Dopo il non memorabile tentativo di Allen Coulter con Remember Me, è toccato al regista di Constantine e Io sono leggenda , Francis Lawrence, l’arduo compito di sdoganare il giovane Robert Pattinson dallo status di idolo delle teen-agers conquistato con la saga di Twilight, per rilanciarlo come sex-simbol presso un pubblico più adulto.
Ambientata negli anni della Grande Depressione, la storia – tratta dal romanzo di Sara Guen e raccontata in un lungo flashback dal protagonista ormai anziano – è quella di Jacob Jankowski, aspirante veterinario costretto dall’improvvisa morte dei genitori che lo lascia senza soldi né casa, a cercare fortuna in un circo gestito da August, uomo spietato e privo di scrupoli. Conquistata la fiducia del padrone e concupitane l’infelice mogliettina acrobata, Jacob si ritrova presto intrappolato in un tormentato ménage, ulteriormente complicato dall’affetto per la principale attrazione dello spettacolo: l’elefantessa Rosie. Lawrence dirige con diligenza e mestiere, imbastendo un canonico dramma sentimentale “per signore” tanto elegante e patinato, sul piano di una confezione nella quale l’ottima ricostruzione d’epoca si sposa alla suggestiva fotografia di Rodrigo Prieto, quanto ordinario e banale su quello di una vicenda fin troppo convenzionale per aggiungere qualcosa al genere o anche solo farlo funzionare a livello di un coinvolgimento emotivo dello spettatore. Scritta da Richard LaGravenese, veterano del polpettone romantico, la sceneggiatura si dipana infatti secondo i più usurati cliché del genere tra concessioni al buonismo, stucchevoli forzature nella verosimiglianza di azioni e situazioni, in una narrazione stanca ed estenuante nella sua chiusura ad ogni guizzo o sorpresa ma, all’opposto, più che prevedibile tanto nell’evolversi della storia d’amore quanto degli inevitabili risvolti tragici.
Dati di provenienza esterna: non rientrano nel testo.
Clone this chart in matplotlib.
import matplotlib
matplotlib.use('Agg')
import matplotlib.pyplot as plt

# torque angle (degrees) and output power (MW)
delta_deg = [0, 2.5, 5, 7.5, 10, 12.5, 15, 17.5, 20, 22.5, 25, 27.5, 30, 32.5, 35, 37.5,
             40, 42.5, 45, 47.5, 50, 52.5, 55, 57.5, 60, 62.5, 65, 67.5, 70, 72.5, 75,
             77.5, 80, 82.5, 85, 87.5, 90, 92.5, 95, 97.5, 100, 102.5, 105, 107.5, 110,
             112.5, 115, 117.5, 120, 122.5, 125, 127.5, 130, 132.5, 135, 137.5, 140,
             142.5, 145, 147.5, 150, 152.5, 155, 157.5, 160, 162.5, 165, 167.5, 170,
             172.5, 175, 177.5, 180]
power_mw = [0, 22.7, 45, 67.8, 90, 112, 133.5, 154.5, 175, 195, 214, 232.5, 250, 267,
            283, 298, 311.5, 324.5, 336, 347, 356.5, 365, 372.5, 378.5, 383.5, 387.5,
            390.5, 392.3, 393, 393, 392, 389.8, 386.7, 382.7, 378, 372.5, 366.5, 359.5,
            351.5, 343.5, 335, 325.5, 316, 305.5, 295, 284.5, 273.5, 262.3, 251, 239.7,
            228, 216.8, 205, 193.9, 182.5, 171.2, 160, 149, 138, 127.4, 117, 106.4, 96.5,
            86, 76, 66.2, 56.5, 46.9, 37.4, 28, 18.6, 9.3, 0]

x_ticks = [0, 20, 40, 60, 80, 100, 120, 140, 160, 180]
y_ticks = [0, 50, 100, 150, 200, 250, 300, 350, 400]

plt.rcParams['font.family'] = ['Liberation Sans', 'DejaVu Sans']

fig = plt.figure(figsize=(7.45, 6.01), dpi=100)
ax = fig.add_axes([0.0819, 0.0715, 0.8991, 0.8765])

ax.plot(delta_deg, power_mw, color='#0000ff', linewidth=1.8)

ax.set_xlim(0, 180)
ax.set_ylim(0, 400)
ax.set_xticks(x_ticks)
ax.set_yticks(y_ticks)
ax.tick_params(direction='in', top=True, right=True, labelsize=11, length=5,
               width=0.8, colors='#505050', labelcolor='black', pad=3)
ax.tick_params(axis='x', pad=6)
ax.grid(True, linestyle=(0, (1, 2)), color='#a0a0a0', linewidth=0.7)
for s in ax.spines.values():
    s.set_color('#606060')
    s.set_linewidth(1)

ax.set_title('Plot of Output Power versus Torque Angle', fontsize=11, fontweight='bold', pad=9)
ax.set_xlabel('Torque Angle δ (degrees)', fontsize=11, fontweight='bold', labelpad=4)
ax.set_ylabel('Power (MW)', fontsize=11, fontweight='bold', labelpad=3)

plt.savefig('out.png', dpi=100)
Unica nota di merito della pellicola rimane così lo sguardo concreto su un’attrazione, quella circense, che ne rivela senza troppe reticenze le regole di crudeltà verso gli animali e sfruttamento del lavoro, laddove neppure il cast si rivela in grado di trovare una sua efficacia, col tarantiniano Christoph Waltz in un villain sopra le righe ai limiti della macchietta e l’improbabile femme fatale incarnata da Reese Witherspoon con il consueto piglio acidulo e puntuto della maestrina pronta a bacchettare gli allievi indisciplinati. Quanto al “nostro” attore britannico, alle prese con un ruolo forzatamente seducente e piacione, riesce a cavarsela pure con dignità, benché sia indubbiamente troppo presto per parlare di una raggiunta maturità.